What is needed | Leave out the images; return the rest of the data exactly.

++++++++++++++++++++

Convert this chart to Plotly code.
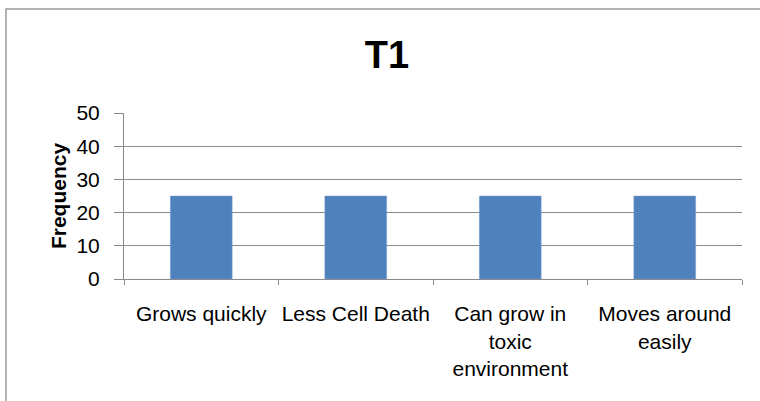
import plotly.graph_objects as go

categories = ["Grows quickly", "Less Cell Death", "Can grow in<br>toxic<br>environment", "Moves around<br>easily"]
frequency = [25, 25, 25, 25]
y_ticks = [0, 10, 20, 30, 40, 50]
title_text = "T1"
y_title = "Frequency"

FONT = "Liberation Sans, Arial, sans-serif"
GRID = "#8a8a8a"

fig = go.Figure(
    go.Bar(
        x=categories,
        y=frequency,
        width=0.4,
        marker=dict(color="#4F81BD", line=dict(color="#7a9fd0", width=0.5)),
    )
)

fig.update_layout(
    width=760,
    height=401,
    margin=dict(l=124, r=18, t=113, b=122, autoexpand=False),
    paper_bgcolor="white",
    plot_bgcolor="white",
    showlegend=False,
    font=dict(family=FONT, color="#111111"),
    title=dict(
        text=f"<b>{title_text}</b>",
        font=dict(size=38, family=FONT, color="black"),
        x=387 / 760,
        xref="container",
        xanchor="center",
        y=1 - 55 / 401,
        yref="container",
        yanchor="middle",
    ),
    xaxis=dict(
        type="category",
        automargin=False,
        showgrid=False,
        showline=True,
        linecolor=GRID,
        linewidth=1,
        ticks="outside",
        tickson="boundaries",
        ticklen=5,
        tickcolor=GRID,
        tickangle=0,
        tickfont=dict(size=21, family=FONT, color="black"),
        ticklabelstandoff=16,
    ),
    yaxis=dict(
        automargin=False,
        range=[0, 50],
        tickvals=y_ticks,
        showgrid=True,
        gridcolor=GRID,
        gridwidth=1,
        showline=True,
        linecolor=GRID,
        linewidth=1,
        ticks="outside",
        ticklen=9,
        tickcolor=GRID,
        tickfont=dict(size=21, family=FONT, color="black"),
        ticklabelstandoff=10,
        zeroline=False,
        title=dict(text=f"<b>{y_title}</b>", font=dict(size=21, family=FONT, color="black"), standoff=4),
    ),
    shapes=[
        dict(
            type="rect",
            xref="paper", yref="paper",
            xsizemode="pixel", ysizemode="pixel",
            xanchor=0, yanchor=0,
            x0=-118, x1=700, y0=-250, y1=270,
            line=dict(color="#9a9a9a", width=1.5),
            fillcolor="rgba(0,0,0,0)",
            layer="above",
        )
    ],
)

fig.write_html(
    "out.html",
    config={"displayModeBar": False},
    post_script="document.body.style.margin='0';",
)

++++++++++++++++++++

Exercise response |
Convert this chart to Plotly code.
import plotly.graph_objects as go

categories = ["Grows quickly", "Less Cell Death", "Can grow in<br>toxic<br>environment", "Moves around<br>easily"]
frequency = [25, 25, 25, 25]
y_ticks = [0, 10, 20, 30, 40, 50]
title_text = "T1"
y_title = "Frequency"

FONT = "Liberation Sans, Arial, sans-serif"
GRID = "#8a8a8a"

fig = go.Figure(
    go.Bar(
        x=categories,
        y=frequency,
        width=0.4,
        marker=dict(color="#4F81BD", line=dict(color="#7a9fd0", width=0.5)),
    )
)

fig.update_layout(
    width=760,
    height=401,
    margin=dict(l=124, r=18, t=113, b=122, autoexpand=False),
    paper_bgcolor="white",
    plot_bgcolor="white",
    showlegend=False,
    font=dict(family=FONT, color="#111111"),
    title=dict(
        text=f"<b>{title_text}</b>",
        font=dict(size=38, family=FONT, color="black"),
        x=387 / 760,
        xref="container",
        xanchor="center",
        y=1 - 55 / 401,
        yref="container",
        yanchor="middle",
    ),
    xaxis=dict(
        type="category",
        automargin=False,
        showgrid=False,
        showline=True,
        linecolor=GRID,
        linewidth=1,
        ticks="outside",
        tickson="boundaries",
        ticklen=5,
        tickcolor=GRID,
        tickangle=0,
        tickfont=dict(size=21, family=FONT, color="black"),
        ticklabelstandoff=16,
    ),
    yaxis=dict(
        automargin=False,
        range=[0, 50],
        tickvals=y_ticks,
        showgrid=True,
        gridcolor=GRID,
        gridwidth=1,
        showline=True,
        linecolor=GRID,
        linewidth=1,
        ticks="outside",
        ticklen=9,
        tickcolor=GRID,
        tickfont=dict(size=21, family=FONT, color="black"),
        ticklabelstandoff=10,
        zeroline=False,
        title=dict(text=f"<b>{y_title}</b>", font=dict(size=21, family=FONT, color="black"), standoff=4),
    ),
    shapes=[
        dict(
            type="rect",
            xref="paper", yref="paper",
            xsizemode="pixel", ysizemode="pixel",
            xanchor=0, yanchor=0,
            x0=-118, x1=700, y0=-250, y1=270,
            line=dict(color="#9a9a9a", width=1.5),
            fillcolor="rgba(0,0,0,0)",
            layer="above",
        )
    ],
)

fig.write_html(
    "out.html",
    config={"displayModeBar": False},
    post_script="document.body.style.margin='0';",
)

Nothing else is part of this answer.